Loin de moi l’idée d’appuyer ce discours de cour de récré, mais force est de constater que “Different Gear, Still Speeding” est plutôt une bonne surprise, et sonne comme on pouvait le prévoir : l’album d’un groupe libéré. Sans se mettre, semble-t-il, d’autre pression que celle de (se) donner du plaisir, les trois musiciens augmentés du batteur Chris Sharrock (ex-La’s, excusez du peu) livrent une galette de pur rock n’roll anachronique, respectueux de ses idoles (Beatles & Stones) mais bien décidé à les pomper jusqu’à la moelle. C’est ainsi que l’efficace Millionaire sonne comme une compo harrissonienne circa “Rubber Soul” et que Wind Up Dreamtente le riff universel à la Keith Richards avec plus ou moins de réussite. Évidemment, l’obsession maladive du petit Gallager pour le John Lennon ressuscité de “Plastic Ono Band” et “Imagine” reste le principal moteur d’une « inspiration » sans vergogne. À ce titre, For Anyone ou The Beat Goes On constituent deux beaux exemples de ballades intemporelles à même de prouver que Liam, même sans une once d’originalité, reste un artiste doué, quand les plus longs et lourds Wigwam ou Kill for a Dream rappellentOasis à son plus vaniteux, tenté par l’hédonisme hippie mais tout juste capable de se reluquer le nombril.
On ne peut pas réussir à tous les coups.
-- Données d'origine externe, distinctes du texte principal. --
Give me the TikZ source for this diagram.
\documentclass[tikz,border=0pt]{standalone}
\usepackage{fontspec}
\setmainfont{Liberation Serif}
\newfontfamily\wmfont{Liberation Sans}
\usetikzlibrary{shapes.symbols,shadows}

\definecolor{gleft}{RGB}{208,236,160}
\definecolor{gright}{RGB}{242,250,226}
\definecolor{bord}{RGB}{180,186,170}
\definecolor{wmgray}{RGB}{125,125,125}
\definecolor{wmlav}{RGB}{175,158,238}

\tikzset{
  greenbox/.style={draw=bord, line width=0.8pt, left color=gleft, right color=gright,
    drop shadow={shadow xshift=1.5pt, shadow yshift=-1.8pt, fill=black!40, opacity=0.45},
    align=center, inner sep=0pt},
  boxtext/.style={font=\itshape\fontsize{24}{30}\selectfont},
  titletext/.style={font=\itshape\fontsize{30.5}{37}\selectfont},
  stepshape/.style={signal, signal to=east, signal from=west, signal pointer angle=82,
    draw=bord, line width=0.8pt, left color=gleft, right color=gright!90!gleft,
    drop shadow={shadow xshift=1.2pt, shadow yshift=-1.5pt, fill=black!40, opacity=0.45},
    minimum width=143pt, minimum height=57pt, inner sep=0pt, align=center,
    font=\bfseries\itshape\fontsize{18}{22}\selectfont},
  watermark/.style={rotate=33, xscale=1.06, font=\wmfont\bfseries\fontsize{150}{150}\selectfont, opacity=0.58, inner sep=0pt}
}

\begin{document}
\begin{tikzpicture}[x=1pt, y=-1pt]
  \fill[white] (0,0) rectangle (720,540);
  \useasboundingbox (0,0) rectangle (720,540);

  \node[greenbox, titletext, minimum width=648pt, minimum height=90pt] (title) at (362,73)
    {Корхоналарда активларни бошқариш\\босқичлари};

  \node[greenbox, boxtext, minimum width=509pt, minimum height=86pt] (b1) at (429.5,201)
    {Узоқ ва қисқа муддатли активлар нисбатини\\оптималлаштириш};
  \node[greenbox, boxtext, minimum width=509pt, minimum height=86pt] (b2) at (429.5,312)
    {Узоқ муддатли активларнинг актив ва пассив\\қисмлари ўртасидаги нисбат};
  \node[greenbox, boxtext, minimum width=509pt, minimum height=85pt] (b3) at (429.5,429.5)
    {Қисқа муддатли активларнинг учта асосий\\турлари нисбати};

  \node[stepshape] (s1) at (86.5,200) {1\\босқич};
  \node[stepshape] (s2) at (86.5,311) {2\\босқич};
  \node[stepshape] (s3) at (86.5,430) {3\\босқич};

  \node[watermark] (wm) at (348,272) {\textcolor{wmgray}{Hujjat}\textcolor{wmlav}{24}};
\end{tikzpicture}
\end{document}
Pourtant, c’est avec une énergie retrouvée que Four Letter Word envoie le bois d’entrée de jeu, faisant sonner le rock anglais plus fier que jamais. C’est bien simple, Liam Gallagher n’a plus chanté avec autant de morgue depuis Rock n’ Roll Star. Dominé par un piano en feu et des chœurs inédits, le single Bring the Light s’offre même le luxe de rivaliser avec Jerry Lee Lewis sur son propre terrain. « Autre engin, toujours à fond de balle. » Et Beady Eye de conclure sa (re)naissance avec panache… et une jolie faute d’anglais : « The morning son has rose. » Si les textes n’ont jamais été, loin s’en faut, le fort des rockeurs oasiens, celui de Morning Son s’apparente cependant à une véritable tentative d’exorcisme. « He’s in my mind, he’s in my soul, he’s even in my rock n’roll. (…) So let it be, and given time, you’ll go your way and I’ll go mine. » Comme si Liam voulait savourer son affranchissement, sur une mélodie limpide qui reprend les choses là où Champagne Supernova les avait laissées quinze ans auparavant.
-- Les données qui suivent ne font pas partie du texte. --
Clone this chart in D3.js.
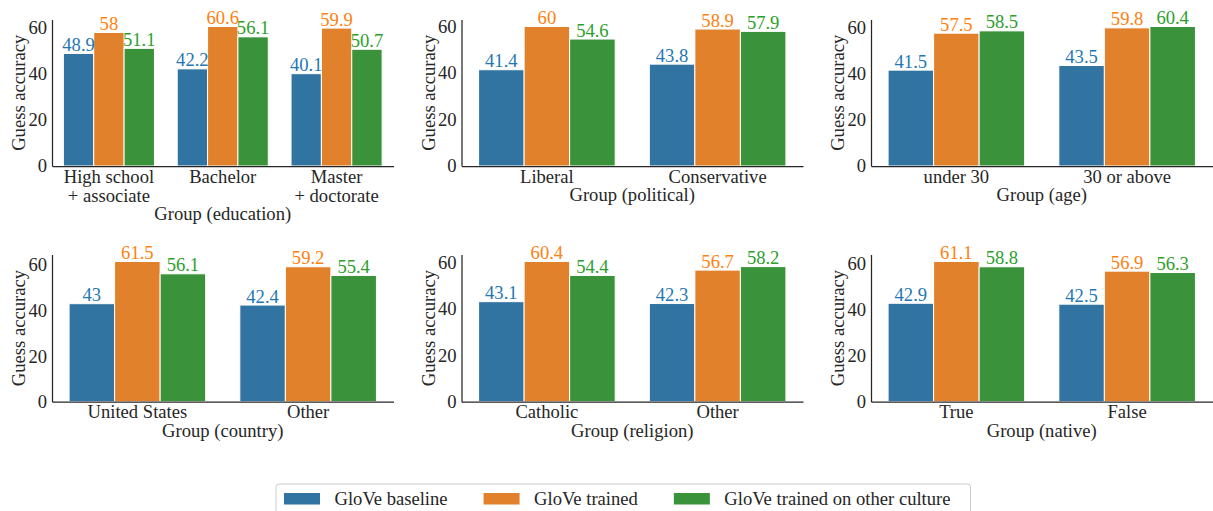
<!DOCTYPE html>
<html>
<head>
<meta charset="utf-8">
<script src="https://cdn.jsdelivr.net/npm/d3@7"></script>
<style>
  body { margin: 0; background: #fff; }
  svg { display: block; }
</style>
</head>
<body>
<div id="chart"></div>
<script>
// Chart data, one small set per panel
const seriesNames = ["GloVe baseline", "GloVe trained", "GloVe trained on other culture"];
const yTicks = [0, 20, 40, 60];

const educationGroups = ["High school\n+ associate", "Bachelor", "Master\n+ doctorate"];
const educationBaseline = [48.9, 42.2, 40.1];
const educationTrained = [58, 60.6, 59.9];
const educationOther = [51.1, 56.1, 50.7];

const politicalGroups = ["Liberal", "Conservative"];
const politicalBaseline = [41.4, 43.8];
const politicalTrained = [60, 58.9];
const politicalOther = [54.6, 57.9];

const ageGroups = ["under 30", "30 or above"];
const ageBaseline = [41.5, 43.5];
const ageTrained = [57.5, 59.8];
const ageOther = [58.5, 60.4];

const countryGroups = ["United States", "Other"];
const countryBaseline = [43, 42.4];
const countryTrained = [61.5, 59.2];
const countryOther = [56.1, 55.4];

const religionGroups = ["Catholic", "Other"];
const religionBaseline = [43.1, 42.3];
const religionTrained = [60.4, 56.7];
const religionOther = [54.4, 58.2];

const nativeGroups = ["True", "False"];
const nativeBaseline = [42.9, 42.5];
const nativeTrained = [61.1, 56.9];
const nativeOther = [58.8, 56.3];

const panels = [
  { title: "Group (education)", groups: educationGroups, values: [educationBaseline, educationTrained, educationOther] },
  { title: "Group (political)", groups: politicalGroups, values: [politicalBaseline, politicalTrained, politicalOther] },
  { title: "Group (age)", groups: ageGroups, values: [ageBaseline, ageTrained, ageOther] },
  { title: "Group (country)", groups: countryGroups, values: [countryBaseline, countryTrained, countryOther] },
  { title: "Group (religion)", groups: religionGroups, values: [religionBaseline, religionTrained, religionOther] },
  { title: "Group (native)", groups: nativeGroups, values: [nativeBaseline, nativeTrained, nativeOther] }
];

// Layout
const width = 1213, height = 511;
const colLeft = [52, 461.5, 871], panelWidth = 341.5;
const rowTop = [19.5, 254.5], rowBottom = [166, 401.7];
const fontSize = 18.6;
const serif = "'Liberation Serif', 'Times New Roman', serif";
const ink = "#262626";

const barColor = d3.scaleOrdinal().domain(seriesNames).range(["#3274a1", "#e1812c", "#3a923a"]);
const labelColor = d3.scaleOrdinal().domain(seriesNames).range(["#1f77b4", "#ff7f0e", "#2ca02c"]);

const svg = d3.select("#chart")
  .append("svg")
  .attr("width", width)
  .attr("height", height);

panels.forEach((p, k) => {
  const left = colLeft[k % 3], top = rowTop[Math.floor(k / 3)], bottom = rowBottom[Math.floor(k / 3)];
  const g = svg.append("g");

  // flat rows for the bars
  const rows = [];
  p.groups.forEach((grp, i) => {
    seriesNames.forEach((s, j) => rows.push({ group: grp, series: s, value: p.values[j][i] }));
  });

  const x0 = d3.scaleBand()
    .domain(p.groups)
    .range([left, left + panelWidth])
    .paddingInner(0.2)
    .paddingOuter(0.1);

  const x1 = d3.scaleBand()
    .domain(seriesNames)
    .range([0, x0.bandwidth()]);

  const y = d3.scaleLinear()
    .domain([0, d3.max(rows, d => d.value) * 1.05])
    .range([bottom, top]);

  // bars
  g.selectAll("rect.bar")
    .data(rows)
    .join("rect")
    .attr("class", "bar")
    .attr("x", d => x0(d.group) + x1(d.series))
    .attr("y", d => y(d.value))
    .attr("width", x1.bandwidth())
    .attr("height", d => y(0) - y(d.value))
    .attr("fill", d => barColor(d.series))
    .attr("stroke", "#fff")
    .attr("stroke-width", 1);

  // value labels
  g.selectAll("text.val")
    .data(rows)
    .join("text")
    .attr("class", "val")
    .attr("x", d => x0(d.group) + x1(d.series) + x1.bandwidth() / 2)
    .attr("y", d => y(d.value) - 2.5)
    .attr("text-anchor", "middle")
    .style("font-family", serif)
    .style("font-size", fontSize + "px")
    .attr("fill", d => labelColor(d.series))
    .text(d => String(d.value));

  // y axis (no tick marks)
  const yAxis = g.append("g")
    .attr("transform", `translate(${left},0)`)
    .call(d3.axisLeft(y).tickValues(yTicks).tickSize(0).tickPadding(5));
  yAxis.select(".domain").attr("stroke", ink).attr("stroke-width", 1.25);
  yAxis.selectAll("text")
    .style("font-family", serif)
    .style("font-size", fontSize + "px")
    .attr("fill", ink);

  // x axis
  const xAxis = g.append("g")
    .attr("transform", `translate(0,${bottom})`)
    .call(d3.axisBottom(x0).tickSize(0).tickFormat(""));
  xAxis.select(".domain").attr("stroke", ink).attr("stroke-width", 1.25);

  // multi-line tick labels
  let maxLines = 1;
  p.groups.forEach(grp => {
    const lines = grp.split("\n");
    maxLines = Math.max(maxLines, lines.length);
    const t = g.append("text")
      .attr("x", x0(grp) + x0.bandwidth() / 2)
      .attr("y", bottom + 16.7)
      .attr("text-anchor", "middle")
      .style("font-family", serif)
      .style("font-size", fontSize + "px")
      .attr("fill", ink);
    lines.forEach((ln, li) => {
      t.append("tspan")
        .attr("x", x0(grp) + x0.bandwidth() / 2)
        .attr("dy", li === 0 ? 0 : 19)
        .text(ln);
    });
  });

  // x title
  g.append("text")
    .attr("x", left + panelWidth / 2)
    .attr("y", bottom + 16.7 + (maxLines - 1) * 19 + 18.3)
    .attr("text-anchor", "middle")
    .style("font-family", serif)
    .style("font-size", fontSize + "px")
    .attr("fill", ink)
    .text(p.title);

  // y title
  g.append("text")
    .attr("transform", `translate(${left - 27},${(top + bottom) / 2}) rotate(-90)`)
    .attr("text-anchor", "middle")
    .style("font-family", serif)
    .style("font-size", fontSize + "px")
    .attr("fill", ink)
    .text("Guess accuracy");
});

// Legend along the bottom
const legend = svg.append("g");
const legendFrame = legend.append("rect")
  .attr("x", 276)
  .attr("y", 484)
  .attr("height", 40)
  .attr("rx", 3)
  .attr("fill", "#fff")
  .attr("stroke", "#cccccc")
  .attr("stroke-width", 1);

let lx = 284;
seriesNames.forEach(s => {
  legend.append("rect")
    .attr("x", lx)
    .attr("y", 493)
    .attr("width", 36)
    .attr("height", 11.5)
    .attr("fill", barColor(s));
  const t = legend.append("text")
    .attr("x", lx + 36 + 14.5)
    .attr("y", 504.5)
    .style("font-family", serif)
    .style("font-size", fontSize + "px")
    .attr("fill", ink)
    .text(s);
  lx = lx + 36 + 14.5 + t.node().getComputedTextLength() + 36;
});
legendFrame.attr("width", lx - 36 + 20 - 276);
</script>
</body>
</html>
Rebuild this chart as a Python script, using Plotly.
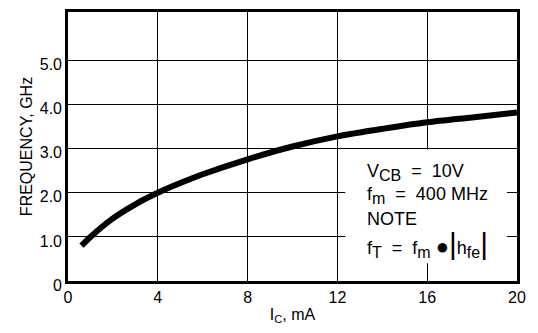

Fort de ses nouvelles convictions, quand bien même il n’a jamais vraiment été homme à douter, le cadet des Gallagher réussit l’exploit, au bout de près de vingt années de dévotion à la cause rock, de célébrer sa seconde jeunesse avec une bande-son qui ne mérite en aucun cas l’autodafé. Souhaitons à Noel, sa voix fadasse et ses deux milligrammes de charisme, d’en faire autant à l’heure de dévoiler le fruit de sa reconversion. Chatouillé par le succès tout relatif mais définitivement play-it-safe du petit frère, gageons aussi qu’il jouera la carte de la surprise. À vaincre sans péril, on triomphe tout de même sans gloire.